* **Description of the task**
Begin with the first line of the material and copy each line word for word through the line that contains "const xTitles = ['TOS,h', 'TOS, h', 'TOS,h', 'TOS, h'];"; the pictures are left out.
— Begin Data section —
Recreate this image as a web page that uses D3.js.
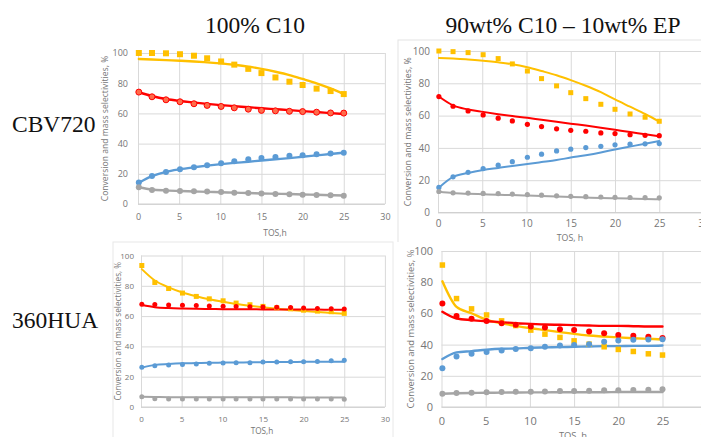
<!DOCTYPE html>
<html>
<head>
<meta charset="utf-8">
<script src="https://cdn.jsdelivr.net/npm/d3@7"></script>
<style>
  body { margin: 0; background: #fff; }
  svg { display: block; }
</style>
</head>
<body>
<svg id="chart"></svg>
<script>
// time on stream, h (same sampling for every panel)
const tos = [0.1, 1.7, 3.4, 5.1, 6.8, 8.4, 10.1, 11.7, 13.4, 15.0, 16.7, 18.4, 20.0, 21.7, 23.4, 25.0];
const xTicks = [0, 5, 10, 15, 20, 25, 30];
const yTicks = [0, 20, 40, 60, 80, 100];
const columnTitles = ['100% C10', '90wt% C10 \u2013 10wt% EP'];
const rowTitles = ['CBV720', '360HUA'];
const yTitle = 'Conversion and mass selectivities, %';
const xTitles = ['TOS,h', 'TOS, h', 'TOS,h', 'TOS, h'];

// CBV720, 100% C10
const cbvC10Conv = [100, 100, 99.8, 99.2, 98.2, 96.5, 94.4, 92.3, 89.5, 86.7, 83.8, 81.0, 78.8, 76.4, 74.8, 72.8];
const cbvC10ConvFit = [96.0, 95.7, 95.3, 94.9, 94.4, 93.8, 93.1, 92.2, 91.0, 89.5, 87.6, 85.4, 82.8, 79.9, 76.5, 72.8];
const cbvC10Red = [74.1, 71.0, 69.0, 67.7, 66.4, 65.3, 64.6, 63.7, 62.8, 62.0, 61.7, 61.4, 61.2, 60.8, 60.3, 60.2];
const cbvC10RedFit = [74.0, 71.5, 69.5, 68.2, 67.2, 66.3, 65.5, 64.8, 64.1, 63.4, 62.8, 62.2, 61.5, 60.9, 60.2, 59.6];
const cbvC10Blue = [14.2, 18.6, 21.2, 23.0, 24.3, 25.7, 27.0, 28.3, 29.6, 30.5, 31.2, 31.9, 32.3, 33.0, 33.5, 34.0];
const cbvC10BlueFit = [14.0, 18.4, 21.3, 23.0, 24.3, 25.4, 26.4, 27.2, 28.0, 28.8, 29.6, 30.4, 31.3, 32.2, 33.1, 34.0];
const cbvC10Gray = [11.1, 9.3, 8.8, 8.6, 8.4, 8.2, 8.0, 7.5, 7.3, 6.9, 6.6, 6.4, 6.2, 6.0, 5.8, 5.5];
const cbvC10GrayFit = [11.1, 9.6, 9.0, 8.6, 8.3, 8.0, 7.8, 7.5, 7.3, 7.0, 6.8, 6.6, 6.3, 6.1, 5.8, 5.6];

// CBV720, 90wt% C10 - 10wt% EP
const cbvMixConv = [100, 99.6, 99.0, 97.7, 95.3, 92.0, 87.6, 82.9, 78.4, 74.2, 70.5, 67.0, 63.9, 61.0, 59.0, 56.5];
const cbvMixConvFit = [95.7, 95.3, 94.8, 94.0, 93.0, 91.8, 89.9, 87.6, 85.0, 82.0, 78.5, 74.5, 70.0, 65.5, 61.0, 56.3];
const cbvMixRed = [71.8, 65.8, 62.9, 60.4, 58.4, 56.7, 54.6, 53.2, 51.8, 50.9, 50.3, 49.3, 48.9, 48.2, 47.8, 47.6];
const cbvMixRedFit = [71.8, 66.3, 63.8, 62.3, 60.9, 59.7, 58.6, 57.4, 56.2, 55.0, 53.8, 52.5, 51.2, 49.8, 48.5, 47.2];
const cbvMixBlue = [15.5, 22.1, 24.9, 27.2, 29.3, 31.5, 34.2, 36.1, 38.1, 39.2, 40.2, 41.0, 41.9, 42.3, 42.5, 42.7];
const cbvMixBlueFit = [15.3, 22.0, 24.5, 26.3, 27.6, 28.8, 30.0, 31.2, 32.5, 34.0, 35.5, 37.2, 39.0, 40.8, 42.6, 44.3];
const cbvMixGray = [13.0, 12.2, 12.0, 11.8, 11.7, 11.4, 11.1, 10.7, 10.3, 10.0, 9.8, 9.6, 9.4, 9.3, 9.2, 9.1];
const cbvMixGrayFit = [12.8, 12.0, 11.6, 11.3, 11.0, 10.8, 10.5, 10.2, 9.9, 9.6, 9.3, 9.0, 8.8, 8.6, 8.4, 8.2];

// 360HUA, 100% C10
const huaC10Conv = [93.4, 82.2, 78.2, 75.2, 73.0, 71.4, 70.1, 68.6, 67.5, 66.4, 65.5, 64.8, 63.9, 63.3, 62.9, 61.8];
const huaC10ConvFit = [91.0, 83.5, 79.0, 75.6, 73.1, 71.1, 69.4, 68.0, 66.8, 65.8, 64.9, 64.1, 63.4, 62.7, 62.1, 61.5];
const huaC10Red = [67.8, 67.7, 67.4, 67.2, 67.0, 66.7, 66.5, 66.3, 66.2, 66.0, 65.8, 65.6, 65.3, 65.0, 64.8, 64.7];
const huaC10RedFit = [67.3, 65.9, 65.3, 65.0, 64.8, 64.7, 64.6, 64.5, 64.5, 64.4, 64.4, 64.3, 64.3, 64.3, 64.2, 64.2];
const huaC10Blue = [26.2, 27.3, 27.7, 28.1, 28.4, 28.8, 29.0, 29.2, 29.2, 29.7, 29.7, 29.9, 29.9, 30.1, 30.5, 30.8];
const huaC10BlueFit = [26.0, 27.8, 28.4, 28.8, 29.0, 29.2, 29.3, 29.4, 29.5, 29.6, 29.7, 29.7, 29.8, 29.8, 29.9, 29.9];
const huaC10Gray = [6.8, 5.5, 5.3, 5.3, 5.3, 5.3, 5.3, 5.3, 5.3, 5.3, 5.3, 5.3, 5.3, 5.2, 5.2, 5.1];
const huaC10GrayFit = [6.7, 6.6, 6.5, 6.5, 6.5, 6.4, 6.4, 6.4, 6.4, 6.4, 6.4, 6.4, 6.3, 6.3, 6.3, 6.3];

// 360HUA, 90wt% C10 - 10wt% EP
const huaMixConv = [91.0, 69.5, 62.9, 59.0, 55.2, 52.2, 49.3, 46.7, 44.6, 42.4, 40.3, 38.6, 36.9, 35.6, 34.1, 33.3];
const huaMixConvFit = [80.6, 64.2, 60.1, 55.9, 53.7, 52.0, 50.5, 49.3, 48.0, 46.9, 45.8, 45.2, 44.6, 44.1, 43.7, 43.3];
const huaMixRed = [66.3, 58.4, 56.5, 55.2, 53.7, 52.7, 51.6, 51.0, 49.9, 49.3, 48.4, 47.2, 46.1, 45.6, 45.0, 44.3];
const huaMixRedFit = [61.0, 56.7, 55.7, 55.0, 54.4, 53.7, 53.3, 52.9, 52.7, 52.5, 52.2, 52.0, 52.0, 51.8, 51.6, 51.6];
const huaMixBlue = [24.9, 32.4, 34.1, 35.2, 36.2, 37.1, 37.7, 38.6, 39.4, 39.7, 40.3, 41.8, 42.6, 43.1, 43.3, 43.5];
const huaMixBlueFit = [30.7, 35.0, 35.8, 36.7, 37.3, 37.5, 38.0, 38.2, 38.4, 38.6, 38.8, 39.0, 39.0, 39.2, 39.2, 39.4];
const huaMixGray = [8.5, 9.0, 9.2, 9.4, 9.6, 9.8, 9.8, 10.0, 10.2, 10.2, 10.4, 10.7, 10.7, 10.9, 11.1, 11.3];
const huaMixGrayFit = [8.5, 8.8, 9.0, 9.1, 9.2, 9.3, 9.4, 9.4, 9.5, 9.5, 9.5, 9.5, 9.6, 9.6, 9.6, 9.6];

const COLORS = { conv: '#FFC000', red: '#FF0000', blue: '#5B9BD5', gray: '#A5A5A5' };
const W = 701;
const H = 437;

const svg = d3.select('#chart').attr('width', W).attr('height', H);

// each panel is a pasted Excel chart with its own size
const panels = [
  {
    box: null, x0: 138, xPerUnit: 8.23, yBottom: 204, yTop: 53,
    tickFont: 9, titleFont: 8.6, tickRight: 128, xTickY: 217, yTitleX: 105, xTitleX: 275, xTitleY: 233,
    lineW: 2.4, r: 3, sq: 6,
    series: [
      { key: 'conv', pts: cbvC10Conv, fit: cbvC10ConvFit, shape: 'square' },
      { key: 'red', pts: cbvC10Red, fit: cbvC10RedFit, shape: 'circle', fill: '#FF6B4A' },
      { key: 'blue', pts: cbvC10Blue, fit: cbvC10BlueFit, shape: 'circle' },
      { key: 'gray', pts: cbvC10Gray, fit: cbvC10GrayFit, shape: 'circle' },
    ],
  },
  {
    box: [398, 40, 320, 205], stroke: '#e4e4e4', x0: 438, xPerUnit: 8.85, yBottom: 212.5, yTop: 51,
    tickFont: 10, titleFont: 8.8, tickRight: 430, xTickY: 223.5, yTitleX: 408, xTitleX: 570, xTitleY: 238,
    lineW: 2, r: 2.6, sq: 5,
    series: [
      { key: 'conv', pts: cbvMixConv, fit: cbvMixConvFit, shape: 'square' },
      { key: 'red', pts: cbvMixRed, fit: cbvMixRedFit, shape: 'circle' },
      { key: 'blue', pts: cbvMixBlue, fit: cbvMixBlueFit, shape: 'circle' },
      { key: 'gray', pts: cbvMixGray, fit: cbvMixGrayFit, shape: 'circle' },
    ],
  },
  {
    box: [113, 242, 280, 200], stroke: '#e8e8e8', x0: 141, xPerUnit: 8.13, yBottom: 407, yTop: 255.5,
    tickFont: 8, titleFont: 8.2, tickRight: 134, xTickY: 419.5, yTitleX: 118, xTitleX: 262, xTitleY: 431,
    lineW: 2, r: 2.5, sq: 5,
    series: [
      { key: 'conv', pts: huaC10Conv, fit: huaC10ConvFit, shape: 'square' },
      { key: 'red', pts: huaC10Red, fit: huaC10RedFit, shape: 'circle' },
      { key: 'blue', pts: huaC10Blue, fit: huaC10BlueFit, shape: 'circle' },
      { key: 'gray', pts: huaC10Gray, fit: huaC10GrayFit, shape: 'circle' },
    ],
  },
  {
    box: [397, 242, 320, 200], stroke: 'none', x0: 441.5, xPerUnit: 8.84, yBottom: 407, yTop: 251,
    tickFont: 11, titleFont: 9.4, tickRight: 433, xTickY: 421.5, yTitleX: 411, xTitleX: 573, xTitleY: 436,
    lineW: 2.4, r: 3, sq: 5.5,
    series: [
      { key: 'conv', pts: huaMixConv, fit: huaMixConvFit, shape: 'square' },
      { key: 'red', pts: huaMixRed, fit: huaMixRedFit, shape: 'circle' },
      { key: 'blue', pts: huaMixBlue, fit: huaMixBlueFit, shape: 'circle' },
      { key: 'gray', pts: huaMixGray, fit: huaMixGrayFit, shape: 'circle' },
    ],
  },
];

function drawPanel(p, i) {
  const g = svg.append('g').attr('class', 'panel panel-' + i);

  // white backing, so a later panel covers what sticks out of an earlier one
  if (p.box) {
    g.append('rect')
      .attr('x', p.box[0]).attr('y', p.box[1])
      .attr('width', p.box[2]).attr('height', p.box[3])
      .attr('fill', '#fff')
      .attr('stroke', p.stroke);
  }

  const x = d3.scaleLinear().domain([0, 30]).range([p.x0, p.x0 + 30 * p.xPerUnit]);
  const y = d3.scaleLinear().domain([0, 100]).range([p.yBottom, p.yTop]);
  const plotW = x(30) - x(0);
  const plotH = p.yBottom - p.yTop;
  const font = "'Open Sans', 'Liberation Sans', sans-serif";

  // grid + tick labels through the axes
  const yAxis = g.append('g')
    .attr('transform', `translate(${x(0)},0)`)
    .call(d3.axisLeft(y).tickValues(yTicks).tickSize(-plotW).tickPadding(x(0) - p.tickRight));
  const xAxis = g.append('g')
    .attr('transform', `translate(0,${p.yBottom})`)
    .call(d3.axisBottom(x).tickValues(xTicks).tickSize(-plotH).tickPadding(0));
  [yAxis, xAxis].forEach(a => {
    a.select('.domain').remove();
    a.selectAll('line').attr('stroke', '#d9d9d9').attr('stroke-width', 1);
    a.selectAll('text')
      .attr('fill', '#767676')
      .style('font-family', font)
      .style('font-size', p.tickFont + 'px');
  });
  xAxis.selectAll('text').attr('y', p.xTickY - p.yBottom).attr('dy', '0.35em');
  g.append('line')
    .attr('x1', x(0)).attr('x2', x(30))
    .attr('y1', p.yBottom).attr('y2', p.yBottom)
    .attr('stroke', '#d0d0d0');

  // fitted curves
  const line = d3.line()
    .x((d, k) => x(tos[k]))
    .y(d => y(d))
    .curve(d3.curveMonotoneX);
  p.series.forEach(s => {
    g.append('path')
      .datum(s.fit)
      .attr('d', line)
      .attr('fill', 'none')
      .attr('stroke', COLORS[s.key])
      .attr('stroke-width', p.lineW)
      .attr('stroke-linecap', 'round');
  });

  // measured points
  p.series.forEach(s => {
    const pts = g.append('g').selectAll('.pt').data(s.pts).enter();
    if (s.shape === 'square') {
      pts.append('rect')
        .attr('x', (d, k) => x(tos[k]) - p.sq / 2)
        .attr('y', d => y(d) - p.sq / 2)
        .attr('width', p.sq).attr('height', p.sq)
        .attr('fill', COLORS[s.key]);
    } else {
      pts.append('circle')
        .attr('cx', (d, k) => x(tos[k]))
        .attr('cy', d => y(d))
        .attr('r', p.r)
        .attr('fill', s.fill || COLORS[s.key])
        .attr('stroke', s.fill ? COLORS[s.key] : 'none')
        .attr('stroke-width', 1);
    }
  });

  // axis titles (positions are text centres)
  g.append('text')
    .attr('transform', `translate(${p.yTitleX},${(p.yBottom + p.yTop) / 2}) rotate(-90)`)
    .attr('text-anchor', 'middle')
    .attr('dy', '0.35em')
    .attr('fill', '#767676')
    .style('font-family', font)
    .style('font-size', p.titleFont + 'px')
    .text(yTitle);
  g.append('text')
    .attr('x', p.xTitleX).attr('y', p.xTitleY)
    .attr('text-anchor', 'middle')
    .attr('dy', '0.35em')
    .attr('fill', '#767676')
    .style('font-family', font)
    .style('font-size', p.titleFont + 'px')
    .text(xTitles[i]);
}

panels.forEach(drawPanel);

// column and row headings
const serif = "'Liberation Serif', 'Times New Roman', serif";
svg.append('g').selectAll('text')
  .data(columnTitles)
  .enter()
  .append('text')
  .attr('x', (d, i) => [255, 563][i])
  .attr('y', 33)
  .attr('text-anchor', 'middle')
  .style('font-family', serif)
  .style('font-size', '23.5px')
  .attr('fill', '#111')
  .text(d => d);
svg.append('g').selectAll('text')
  .data(rowTitles)
  .enter()
  .append('text')
  .attr('x', 12)
  .attr('y', (d, i) => [132, 328][i])
  .style('font-family', serif)
  .style('font-size', '23.5px')
  .attr('fill', '#111')
  .text(d => d);
</script>
</body>
</html>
— End Data section —
* **Written response**
Recreate this image as a web page that uses D3.js.
<!DOCTYPE html>
<html>
<head>
<meta charset="utf-8">
<script src="https://cdn.jsdelivr.net/npm/d3@7"></script>
<style>
  body { margin: 0; background: #fff; }
  svg { display: block; }
</style>
</head>
<body>
<svg id="chart"></svg>
<script>
// time on stream, h (same sampling for every panel)
const tos = [0.1, 1.7, 3.4, 5.1, 6.8, 8.4, 10.1, 11.7, 13.4, 15.0, 16.7, 18.4, 20.0, 21.7, 23.4, 25.0];
const xTicks = [0, 5, 10, 15, 20, 25, 30];
const yTicks = [0, 20, 40, 60, 80, 100];
const columnTitles = ['100% C10', '90wt% C10 \u2013 10wt% EP'];
const rowTitles = ['CBV720', '360HUA'];
const yTitle = 'Conversion and mass selectivities, %';
const xTitles = ['TOS,h', 'TOS, h', 'TOS,h', 'TOS, h'];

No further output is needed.